Dünyadaki mazlumların dertlerini kendine dert edindi.

Ülkenin her türlü sorununu kendine dert edindi.

Her şeye karşı duyarlı davrandı.

Gecesini gündüzüne kattı.

Devamlı çalıştı.

Tüm Dünya ona düşman oldu.

Onlarca kez suikast girişiminde bulunuldu.

Tüm bu olumsuzluklara rağmen, bıkmadan usanmadan çalıştı. Bana ne demedi. Kedisini, gençliğini bu ülkeye armağan etti. Dik durdu kimseden korkmadı. "Kefenimi giydim. Öyle yola çıktım" dedi. Allah yolunu açık etsin.

Cumhurbaşkanımızın, liderimizin kararlı ve tutarlı davranışları kendisiyle özdeşleşen kaliteli bir kesimin de oluşmasının zeminini yarattı… Kabuğunu kıran bu millet canı pahasına liderinin etrafında kenetlendi.

Bu yeterli mi?

Elbette yeterli değildir.

Tüm fertlerimizin tutarlı, sorumlu ve duyarlı olmaları gerekmektedir.

Çünkü içinde bulunduğumuz coğrafyada çok güçlü olmak zorundayız. Güçlü olamadığımız takdirde anında bizi yok ederler.
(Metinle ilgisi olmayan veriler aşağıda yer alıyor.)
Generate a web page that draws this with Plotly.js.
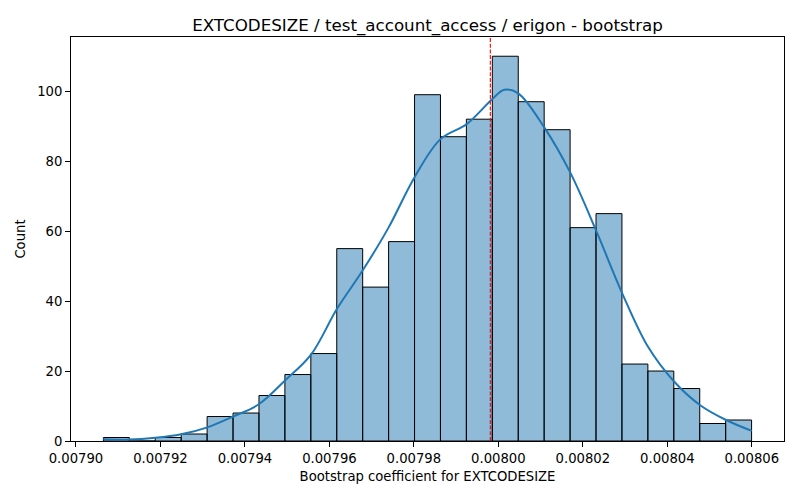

Libya gibi, Irak gibi, Suriye gibi…

Bana ne demeyeceğiz.

Sana ne demeyeceğiz.

Dejenere olan yanlarımızı tamir ederek sağlıklı bir hale gelmek zorundayız.

Başka bir seçeneğimiz yoktur.

Erdoğanların çoğalmalarını sağlamalıyız.

Unutmayalım ki; yüz yıl önce bizi dizayn edenler tekrar devredeler.

Bu anlamda birlik ve beraberliğe her zamankinden daha fazla ihtiyacımız vardır.

Herkesi, her anlamda duyarlı olmaya davet ediyorum.

Duyarlı olmak bir yurt severlik görevidir.